## Job
Quote from the first line below through the line that contains "plt.rcParams['mathtext.bf'] = 'Liberation", both included, and leave the pictures out.

## Material provided
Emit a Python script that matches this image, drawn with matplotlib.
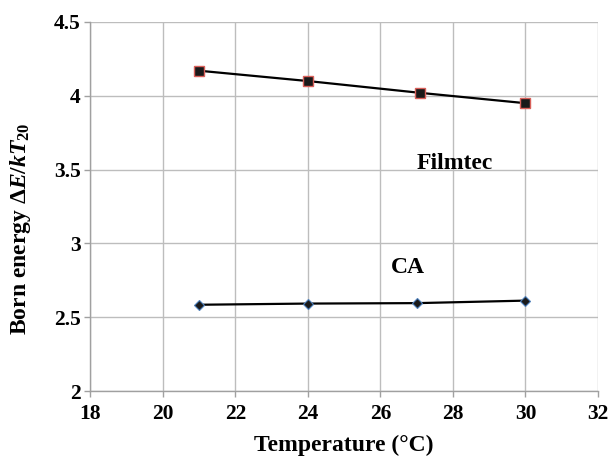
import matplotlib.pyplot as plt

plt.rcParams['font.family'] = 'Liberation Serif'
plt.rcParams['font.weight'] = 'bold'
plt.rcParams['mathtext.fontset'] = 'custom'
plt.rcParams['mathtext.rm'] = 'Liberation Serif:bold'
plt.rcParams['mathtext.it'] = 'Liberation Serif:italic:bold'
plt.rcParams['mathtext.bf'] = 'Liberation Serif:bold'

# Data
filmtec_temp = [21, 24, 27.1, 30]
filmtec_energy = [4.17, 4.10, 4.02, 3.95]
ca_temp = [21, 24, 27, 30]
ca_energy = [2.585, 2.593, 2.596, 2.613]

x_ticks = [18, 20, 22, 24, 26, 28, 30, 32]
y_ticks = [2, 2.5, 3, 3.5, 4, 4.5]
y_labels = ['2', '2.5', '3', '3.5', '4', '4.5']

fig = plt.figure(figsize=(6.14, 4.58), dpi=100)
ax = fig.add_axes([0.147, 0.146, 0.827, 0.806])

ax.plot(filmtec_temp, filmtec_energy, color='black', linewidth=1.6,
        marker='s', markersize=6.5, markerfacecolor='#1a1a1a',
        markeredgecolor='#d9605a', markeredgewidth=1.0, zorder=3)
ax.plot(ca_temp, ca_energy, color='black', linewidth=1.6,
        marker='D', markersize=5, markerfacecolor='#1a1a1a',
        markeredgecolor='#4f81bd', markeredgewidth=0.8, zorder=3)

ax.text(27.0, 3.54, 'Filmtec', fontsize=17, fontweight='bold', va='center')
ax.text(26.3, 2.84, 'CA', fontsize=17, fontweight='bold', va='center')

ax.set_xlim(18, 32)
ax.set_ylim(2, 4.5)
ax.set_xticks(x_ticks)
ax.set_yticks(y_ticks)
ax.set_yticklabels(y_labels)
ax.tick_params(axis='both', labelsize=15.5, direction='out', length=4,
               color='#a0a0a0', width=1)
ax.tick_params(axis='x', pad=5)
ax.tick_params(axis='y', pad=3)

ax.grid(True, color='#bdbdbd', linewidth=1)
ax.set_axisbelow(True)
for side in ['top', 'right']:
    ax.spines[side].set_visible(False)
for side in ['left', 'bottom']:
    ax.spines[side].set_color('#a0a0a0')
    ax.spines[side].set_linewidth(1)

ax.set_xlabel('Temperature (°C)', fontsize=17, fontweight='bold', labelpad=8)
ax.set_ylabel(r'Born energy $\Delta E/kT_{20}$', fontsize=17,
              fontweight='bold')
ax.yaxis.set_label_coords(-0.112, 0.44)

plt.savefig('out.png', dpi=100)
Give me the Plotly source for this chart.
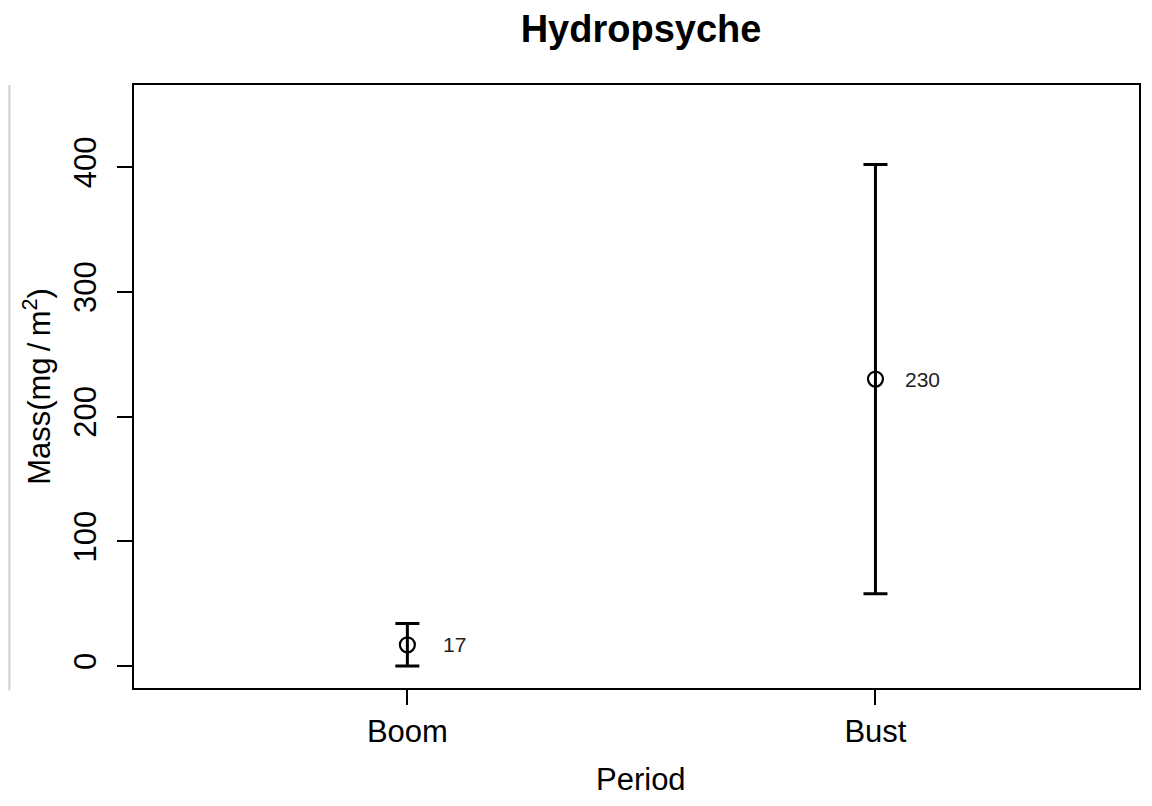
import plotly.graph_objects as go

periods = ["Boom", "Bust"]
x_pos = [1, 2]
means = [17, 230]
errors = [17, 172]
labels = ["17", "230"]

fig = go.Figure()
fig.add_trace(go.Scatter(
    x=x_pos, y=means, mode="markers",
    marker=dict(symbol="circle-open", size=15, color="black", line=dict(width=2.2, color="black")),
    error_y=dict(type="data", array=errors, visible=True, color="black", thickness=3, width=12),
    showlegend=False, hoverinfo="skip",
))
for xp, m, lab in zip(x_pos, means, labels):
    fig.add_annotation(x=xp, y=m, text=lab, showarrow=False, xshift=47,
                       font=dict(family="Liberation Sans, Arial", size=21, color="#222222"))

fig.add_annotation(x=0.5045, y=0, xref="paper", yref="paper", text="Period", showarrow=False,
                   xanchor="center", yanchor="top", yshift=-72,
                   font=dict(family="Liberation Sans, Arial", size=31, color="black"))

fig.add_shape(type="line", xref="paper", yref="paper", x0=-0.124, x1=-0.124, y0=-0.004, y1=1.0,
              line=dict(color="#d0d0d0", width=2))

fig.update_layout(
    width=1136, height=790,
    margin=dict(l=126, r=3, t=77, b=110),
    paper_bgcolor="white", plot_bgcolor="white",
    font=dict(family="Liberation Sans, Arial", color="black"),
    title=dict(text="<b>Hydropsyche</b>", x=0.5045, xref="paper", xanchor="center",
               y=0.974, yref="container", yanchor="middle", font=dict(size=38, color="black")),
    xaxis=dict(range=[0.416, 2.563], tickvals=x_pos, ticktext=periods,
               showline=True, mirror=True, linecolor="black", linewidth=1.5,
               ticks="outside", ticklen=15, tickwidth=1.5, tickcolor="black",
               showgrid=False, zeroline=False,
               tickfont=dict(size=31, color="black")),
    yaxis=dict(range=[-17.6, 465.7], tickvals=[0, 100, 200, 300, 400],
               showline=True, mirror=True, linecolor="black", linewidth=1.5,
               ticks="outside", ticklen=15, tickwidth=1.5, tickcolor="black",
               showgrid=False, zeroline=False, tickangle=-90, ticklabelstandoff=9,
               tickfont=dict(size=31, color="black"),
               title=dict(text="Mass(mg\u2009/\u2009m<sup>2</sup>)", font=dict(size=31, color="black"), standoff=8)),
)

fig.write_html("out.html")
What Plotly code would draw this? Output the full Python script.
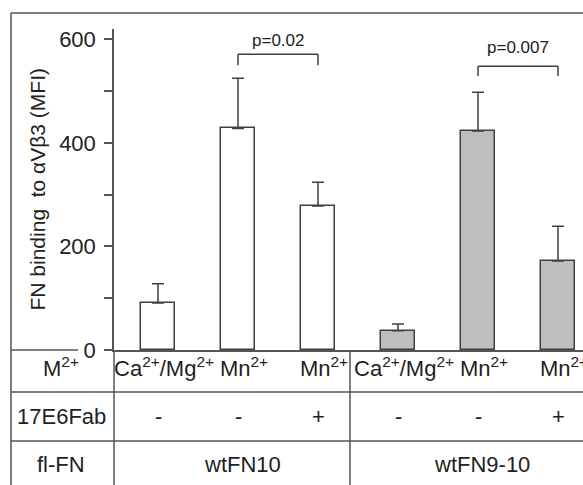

## Task output
Emit a Python script that matches this image, drawn with matplotlib.
import matplotlib.pyplot as plt

plt.rcParams['font.family'] = 'Liberation Serif'
plt.rcParams['font.weight'] = 'bold'
plt.rcParams['mathtext.fontset'] = 'custom'
plt.rcParams['mathtext.rm'] = 'Liberation Serif:bold'
plt.rcParams['mathtext.it'] = 'Liberation Serif:italic:bold'
plt.rcParams['mathtext.bf'] = 'Liberation Serif:bold'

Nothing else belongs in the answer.